Thursday, July 7, 2022

Abrupt end to New Zealand production season

New Zealand’s milk production season is coming to an abrupt end

Production this April in the top half of the North Island will be down by at least 50%, compared with the very favourable April of 2012.  In these northern parts many dairy cows have been dried off much earlier than normal  simply due to massive feed deficits.  Further south we are seeing the majority of dairy herds still producing but farmers have adopted a range of management systems to combat the dry conditions.  These include: milking less frequently i.e. once a day or once every 16 hours, culling their poor performing cows, drying off a portion of their herd, and purchasing supplementary feed.  All of these options will negatively impact profits this season.  Many farmers have “written off” this season and are now concentrating on making the right decisions to set themselves up for next season when milk prices will do doubt be higher than this season.  

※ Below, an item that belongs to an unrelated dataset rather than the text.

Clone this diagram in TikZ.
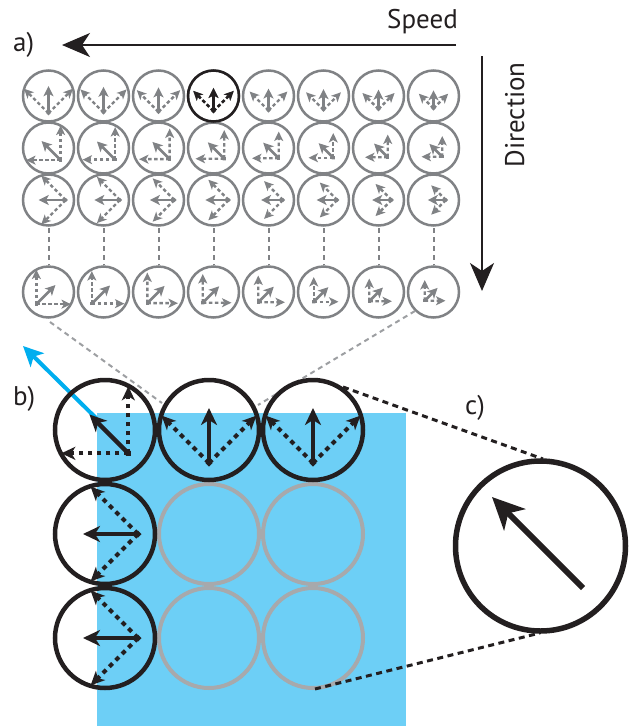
\documentclass[tikz,border=0pt]{standalone}
\usepackage{fontspec}
\setmainfont{PT Sans}
\usetikzlibrary{arrows.meta}
\definecolor{ink}{HTML}{231F20}
\definecolor{agray}{HTML}{808285}
\definecolor{lgray}{HTML}{A7A9AC}
\definecolor{cgray}{HTML}{9D9FA2}
\definecolor{skyfill}{HTML}{6DCFF6}
\definecolor{cyanarrow}{HTML}{00AEEF}
\tikzset{
  lbl/.style={font=\fontsize{27}{30}\selectfont, text=ink, inner sep=0pt},
  axisarrow/.style={ink, line width=1.6pt, -{Stealth[length=28pt,width=24pt,inset=8pt]}},
  smallcirc/.style={agray, line width=2.5pt},
  bigcirc/.style={ink, line width=4.5pt},
  graycirc/.style={lgray, line width=4pt},
  sola/.style={line width=2.6pt, -{Stealth[length=10pt,width=10pt,inset=2.5pt]}},
  dota/.style={line width=2.4pt, dash pattern=on 3.5pt off 2.5pt, -{Stealth[length=9.5pt,width=9pt,inset=2.5pt]}},
  solb/.style={line width=4.5pt, -{Stealth[length=17pt,width=16pt,inset=5pt]}},
  dotb/.style={line width=4pt, dash pattern=on 4.5pt off 4.5pt, -{Stealth[length=14pt,width=13pt,inset=4pt]}},
  vdash/.style={agray, line width=2pt, dash pattern=on 5pt off 4pt},
  guide/.style={cgray, line width=2pt, dash pattern=on 5pt off 4pt},
  zoomline/.style={ink, line width=3pt, dash pattern=on 6pt off 4.5pt}
}
% #1 centre, #2 rotation, #3 base offset, #4 solid length, #5 dotted length,
% #6 size set (a/b), #7 colour, #8 diamond half size
\newcommand{\flowpat}[8]{%
  \begin{scope}[shift={#1},rotate=#2]
    \draw[dot#6,#7] (0,#3) -- ({-0.7071*#5},{#3-0.7071*#5});
    \draw[dot#6,#7] (0,#3) -- ({0.7071*#5},{#3-0.7071*#5});
    \draw[sol#6,#7] (0,#3) -- (0,{#3-#4});
    \fill[#7] (0,{#3+#8}) -- (#8,#3) -- (0,{#3-#8}) -- (-#8,#3) -- cycle;
  \end{scope}}
\begin{document}
\begin{tikzpicture}[x=1pt,y=-1pt]
\useasboundingbox (0,0) rectangle (644,726);
% ---------- panel a ----------
\node[lbl, anchor=base east] (speed) at (458,28) {Speed};
\node[lbl, anchor=base west] (la) at (13,51) {a)};
\node[lbl, rotate=90, anchor=base] (dir) at (524,115) {Direction};
\coordinate (sp1) at (456,45);
\coordinate (sp2) at (62,45);
\draw[axisarrow] (sp1) -- (sp2);
\coordinate (dr1) at (482,56);
\coordinate (dr2) at (482,291);
\draw[axisarrow] (dr1) -- (dr2);
\foreach \k in {0,...,7} {
  \pgfmathsetmacro\cx{48.5+55*\k}
  \pgfmathsetmacro\s{\k/7}
  \pgfmathsetmacro\bb{17.2*(1-0.28*\s)}
  \pgfmathsetmacro\LL{27*(1-0.33*\s)}
  \pgfmathsetmacro\DD{34.6*(1-0.4*\s)}
  \foreach \cy/\rot in {96/0,148/45,200/90,292/-45} {
    \draw[smallcirc] (\cx,\cy) circle[radius=25.5];
    \flowpat{(\cx,\cy)}{\rot}{\bb}{\LL}{\DD}{a}{agray}{2.2}
  }
  \draw[vdash] (\cx,228) -- (\cx,265);
}
% highlighted cell
\pgfmathsetmacro\bb{17.2*(1-0.28*3/7)}
\pgfmathsetmacro\LL{27*(1-0.33*3/7)}
\pgfmathsetmacro\DD{34.6*(1-0.4*3/7)}
\draw[ink, line width=2.5pt] (213.5,96) circle[radius=25.5];
\flowpat{(213.5,96)}{0}{\bb}{\LL}{\DD}{a}{ink}{2.2}
% guide lines a -> b
\coordinate (g1a) at (50,322);
\coordinate (g1b) at (162,403);
\coordinate (g2a) at (415,311);
\coordinate (g2b) at (258,405);
\draw[guide] (g1a) -- (g1b);
\draw[guide] (g2a) -- (g2b);
% ---------- panel b ----------
\node[lbl, anchor=base west] (lb) at (13,405) {b)};
\fill[skyfill] (97,413) rectangle (406,726);
\coordinate (bl1) at (96,418);
\coordinate (bl2) at (23,346);
\draw[cyanarrow, line width=4pt, -{Stealth[length=20pt,width=19pt,inset=5pt]}] (bl1) -- (bl2);
\foreach \x/\y in {209/534,313/534,209/638,313/638}
  \draw[graycirc] (\x,\y) circle[radius=50];
\foreach \x/\y in {105/430,209/430,313/430,105/534,105/638}
  \draw[bigcirc] (\x,\y) circle[radius=50];
\flowpat{(105,430)}{45}{33}{55}{67}{b}{ink}{3.5}
\flowpat{(209,430)}{0}{33}{55}{67}{b}{ink}{3.5}
\flowpat{(313,430)}{0}{33}{55}{67}{b}{ink}{3.5}
\flowpat{(105,534)}{90}{33}{55}{67}{b}{ink}{3.5}
\flowpat{(105,638)}{90}{33}{55}{67}{b}{ink}{3.5}
% ---------- panel c ----------
\node[lbl, anchor=base west] (lc) at (465,414) {c)};
\draw[ink, line width=5.5pt] (540.5,546) circle[radius=85];
\coordinate (ca1) at (583,588);
\coordinate (ca2) at (492,497);
\draw[ink, line width=6pt, -{Stealth[length=32pt,width=30pt,inset=9pt]}] (ca1) -- (ca2);
\coordinate (z1a) at (343,387);
\coordinate (z1b) at (543,459);
\coordinate (z2a) at (315,689);
\coordinate (z2b) at (540,633);
\draw[zoomline] (z1a) -- (z1b);
\draw[zoomline] (z2a) -- (z2b);
\end{tikzpicture}
\end{document}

Some farms which continued to milk their herds through have now had rain and will be able to continue to milk their herds through May.  The southern half of the North Island and the South Island, have now had significant rains and pastures have responded accordingly.  These areas, which account for approximately 60 to 65% of New Zealand’s total milk production, should be reasonably well set up once the new dairying season commences.    However the impact of the drought is likely to still be felt at the beginning of the 2013/14 dairying season in the northern regions.  In these regions calving typically commences in July and pasture growth does not exceed demand until late in the spring.  Feed reserves and cow condition will not be at optimal levels on many of these farms at the beginning of the season therefore we are likely to see milk production constrained in these areas through to at least September.  


In April the majority of New Zealand, with the exception of the bottom half of the South Island, has received near normal levels of rain.  The problem is soils are so dry that near normal rain is not sufficient to bring soil moisture levels back up, and therefore the majority of New Zealand remains drier than usual.  The weather outlook for April and May is reasonably favourable for pasture growth due to the rain now falling and temperatures are also expected to remain a little warmer than normal for the next month or so.  The NZX Pasture Growth Index clearly demonstrates that pasture growth rates are returning to “normal” but it will take some time to amass the levels of feed dairy farmers would like to have on hand.  


Canterbury is expected to be the only part of New Zealand which will produce more milk this April than the previous one.  This is due to a general increase in the number of dairy farms in this region, plus irrigation has helped to mitigate the impact of the drought which was less severe in this region than many other regions.  New Zealand will not produce as much milk in the 2012/13 dairying season than in the previous season.